- Origin: Japan
- Genres: Noise rock, hardcore punk, avant-garde, math rock, post-punk
- Members: Hirotomo Hasegawa Hiroshi Komachi Kenichi Itoh Masato Ookuni

= Aburadako =

Japanese noise punk band

Aburadako (あぶらだこ) is a Japanese noise punk band. Their name means "Greasy Octopus". A notable oddity is that none of Aburadako's albums have titles and are only distinguished by their packages. In September 2007, Rolling Stone Japan rated their 1985 studio album at No. 55 on its list of the "100 Greatest Japanese Rock Albums of All Time".

==Discography==

===Singles===
- 'Aburadako / Yokujitsu' (9/8/2002) - This is a privately copied CD-R recording of their performance and called "CD-R"
- 'Aburadako / Yokujitsu' (1/24/2004) - This is called "Kami-jake" because of its paper packaging.

===Albums===
Each album is titled Aburadako. They are differentiated primarily by their cover. Catalogue numbers are provided by the respective record companies. The 2008 compilation of the band's early work from 1983 to 1985 breaks this trend.

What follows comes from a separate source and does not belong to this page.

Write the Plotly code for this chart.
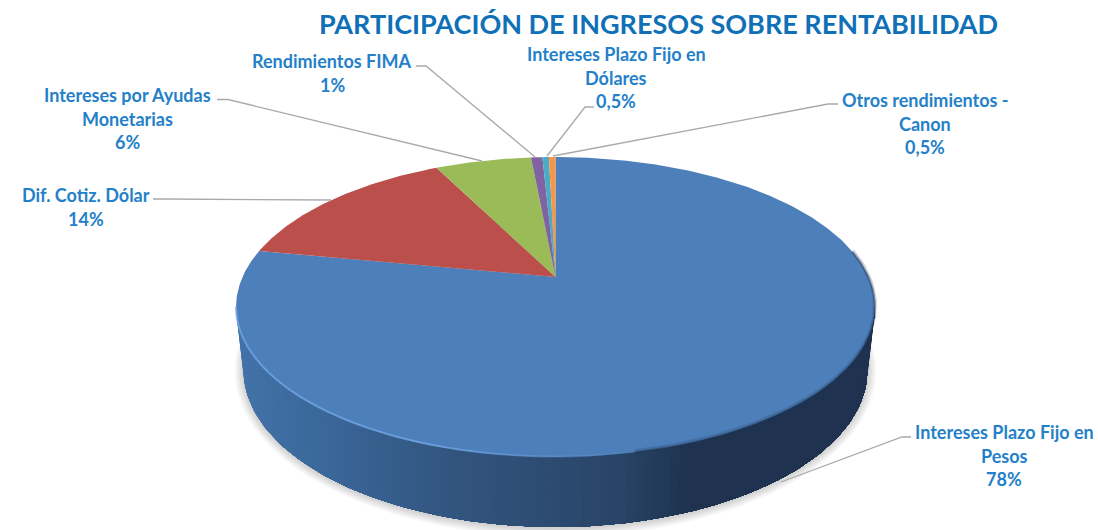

- Aburadako (8/?/1983) - The debut album is a 7-inch sonosheet and is called "ADK Sono-sheet".
- Aburadako (9/?/1984) - This is a 12-inch LP referred to as "ADK 12 inch"
- Aburadako (8/?/1985) - The package is a photo of a tree in the sunset, called "Ki-ban". TOKUMA JAPAN　TKCA-70827
- Aburadako (12/?/1986) - The package is navy blue, called "Ao-ban". TOKUMA JAPAN　TKCA-70828
- Aburadako (4/?/1989) - The package is a photo of a turtle, called "Kame-ban". TOKUMA JAPAN　TKCA-70829
- Aburadako (1/?/1996) - The package is a photo of a man holding a fish, called "Tsuri-ban"
- Aburadako (12/?/1999) - The package is a drawing of a man, called "OK-ban". KING Record　KICS 521
- Aburadako (10/25/2000) - The package is a photo of a full moon, called "Tsuki-ban". MIDI　MDCL1397
- Aburadako (??/??/2002) - DIWPHALANX　PX-115
- Aburadako (11/9/2004) - This package is a dark tunnel with a light at the end P-vine　PCD-5860
- Aburadako (??/??/2008) - The package is a photo of a boat on water, called "Fune". P-vine　PCD-18532
- Aburadako (??/??/2008) - "ADK 1983-1985". OKRecords OK-0007 / P-vine PCD-93130.